COLLECTED DATA.
-=-=-=-=-

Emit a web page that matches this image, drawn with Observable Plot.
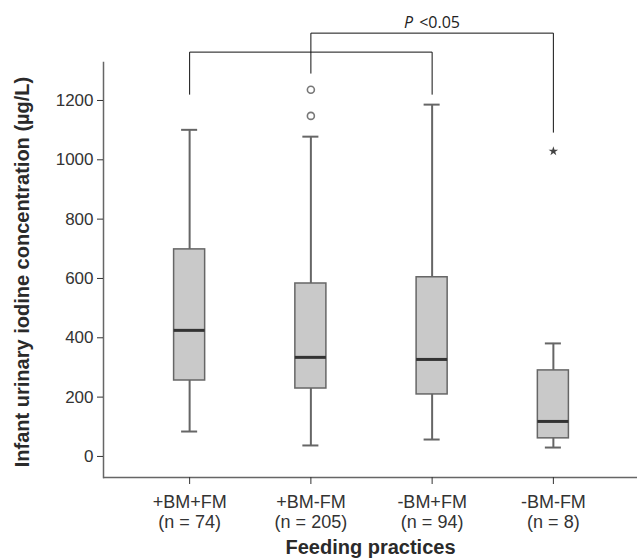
<!DOCTYPE html>
<html>
<head>
<meta charset="utf-8">
<script src="https://cdn.jsdelivr.net/npm/d3@7"></script>
<script src="https://cdn.jsdelivr.net/npm/@observablehq/plot@0.6"></script>
<style>
  body { margin: 0; background: #fff; }
</style>
</head>
<body>
<div id="chart"></div>
<script>
// Categories and sample sizes
const categories = ["+BM+FM", "+BM-FM", "-BM+FM", "-BM-FM"];
const counts = [74, 205, 94, 8];

// Box plot statistics (µg/L)
const whiskerLow = [84, 37, 57, 30];
const q1 = [256, 229, 209, 61];
const median = [425, 334, 327, 118];
const q3 = [698, 583, 604, 290];
const whiskerHigh = [1101, 1078, 1186, 381];

// Outliers (circles) and extreme values (stars)
const outlierCat = ["+BM-FM", "+BM-FM"];
const outlierVal = [1236, 1148];
const extremeCat = ["-BM-FM"];
const extremeVal = [1029];

// Y axis ticks
const yTicks = [0, 200, 400, 600, 800, 1000, 1200];

// Significance brackets (value levels in µg/L)
const bracketFrom = ["+BM+FM", "+BM-FM"];
const bracketTo = ["-BM+FM", "-BM-FM"];
const bracketTop = [1363, 1427];
const bracketFromEnd = [1221, 1292];
const bracketToEnd = [1221, 1093];
const pLabelCat = "-BM+FM";
const pLabelVal = 1462;
const pLabelItalic = "P";
const pLabelRest = "<0.05";

const yLabel = "Infant urinary iodine concentration (µg/L)";
const xLabel = "Feeding practices";

const rows = categories.map((c, i) => ({
  cat: c, lo: whiskerLow[i], q1: q1[i], med: median[i], q3: q3[i], hi: whiskerHigh[i]
}));
const outliers = outlierCat.map((c, i) => ({cat: c, v: outlierVal[i]}));
const extremes = extremeCat.map((c, i) => ({cat: c, v: extremeVal[i]}));
const bracketPts = [];
bracketFrom.forEach((f, i) => {
  bracketPts.push({id: i, cat: f, v: bracketFromEnd[i]});
  bracketPts.push({id: i, cat: f, v: bracketTop[i]});
  bracketPts.push({id: i, cat: bracketTo[i], v: bracketTop[i]});
  bracketPts.push({id: i, cat: bracketTo[i], v: bracketToEnd[i]});
});

const boxStroke = "#666";

const chart = Plot.plot({
  width: 638,
  height: 560,
  marginTop: 62,
  marginBottom: 83,
  marginLeft: 103,
  marginRight: 1,
  style: {fontFamily: "'Liberation Sans', Arial, sans-serif", background: "#fff", overflow: "visible"},
  x: {domain: categories, range: [128.5, 613.5], paddingInner: 0.744, paddingOuter: 0.372, round: false},
  y: {domain: [-71, 1328]},
  marks: [
    Plot.ruleY([-71], {stroke: "#666", strokeWidth: 1.5}),
    Plot.frame({anchor: "left", stroke: "#666", strokeWidth: 1.5}),
    Plot.axisY({ticks: yTicks, tickSize: 6, tickPadding: 4, fontSize: 17, color: "#333", label: null, tickFormat: (d) => String(d)}),
    Plot.axisX({
      tickSize: 7, tickPadding: 9, fontSize: 18, color: "#333", label: null, lineHeight: 1.12,
      tickFormat: (d) => `${d}\n(n = ${counts[categories.indexOf(d)]})`
    }),
    Plot.text([yLabel], {frameAnchor: "left", textAnchor: "middle", rotate: -90, dx: -81, dy: 2, fontSize: 20, fontWeight: "bold", fill: "#2a2a2a"}),
    Plot.text([xLabel], {frameAnchor: "bottom", dy: 76, fontSize: 20, fontWeight: "bold", fill: "#2a2a2a"}),
    // whiskers
    Plot.ruleX(rows, {x: "cat", y1: "lo", y2: "hi", stroke: boxStroke, strokeWidth: 2}),
    Plot.tickY(rows, {x: "cat", y: "lo", insetLeft: 7.5, insetRight: 7.5, stroke: boxStroke, strokeWidth: 2}),
    Plot.tickY(rows, {x: "cat", y: "hi", insetLeft: 7.5, insetRight: 7.5, stroke: boxStroke, strokeWidth: 2}),
    // boxes
    Plot.barY(rows, {x: "cat", y1: "q1", y2: "q3", fill: "#c9c9c9", stroke: boxStroke, strokeWidth: 1.5}),
    Plot.tickY(rows, {x: "cat", y: "med", stroke: "#333", strokeWidth: 3}),
    // outliers
    Plot.dot(outliers, {x: "cat", y: "v", r: 3.5, stroke: "#777", strokeWidth: 1.6, fill: "#fff"}),
    Plot.dot(extremes, {x: "cat", y: "v", r: 3, symbol: "star", fill: "#444"}),
    // significance brackets
    Plot.line(bracketPts, {x: "cat", y: "v", z: "id", stroke: "#111", strokeWidth: 1}),
    Plot.text([pLabelItalic], {x: () => pLabelCat, y: () => pLabelVal, textAnchor: "end", dx: -19, fontSize: 16, fontStyle: "italic", fontFamily: "'Open Sans', sans-serif", fill: "#222"}),
    Plot.text([pLabelRest], {x: () => pLabelCat, y: () => pLabelVal, textAnchor: "start", dx: -13, fontSize: 16, fontFamily: "'Open Sans', sans-serif", fill: "#222"})
  ]
});
document.getElementById("chart").appendChild(chart);
</script>
</body>
</html>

-=-=-=-=-

EXERCISE GOAL.
Please quote the lines of the material, beginning with the first and ending with the one that contains "const counts = [74, 205, 94, 8];", exactly as written and without any pictures.

SOLVED PROBLEM.
Emit a web page that matches this image, drawn with Observable Plot.
<!DOCTYPE html>
<html>
<head>
<meta charset="utf-8">
<script src="https://cdn.jsdelivr.net/npm/d3@7"></script>
<script src="https://cdn.jsdelivr.net/npm/@observablehq/plot@0.6"></script>
<style>
  body { margin: 0; background: #fff; }
</style>
</head>
<body>
<div id="chart"></div>
<script>
// Categories and sample sizes
const categories = ["+BM+FM", "+BM-FM", "-BM+FM", "-BM-FM"];
const counts = [74, 205, 94, 8];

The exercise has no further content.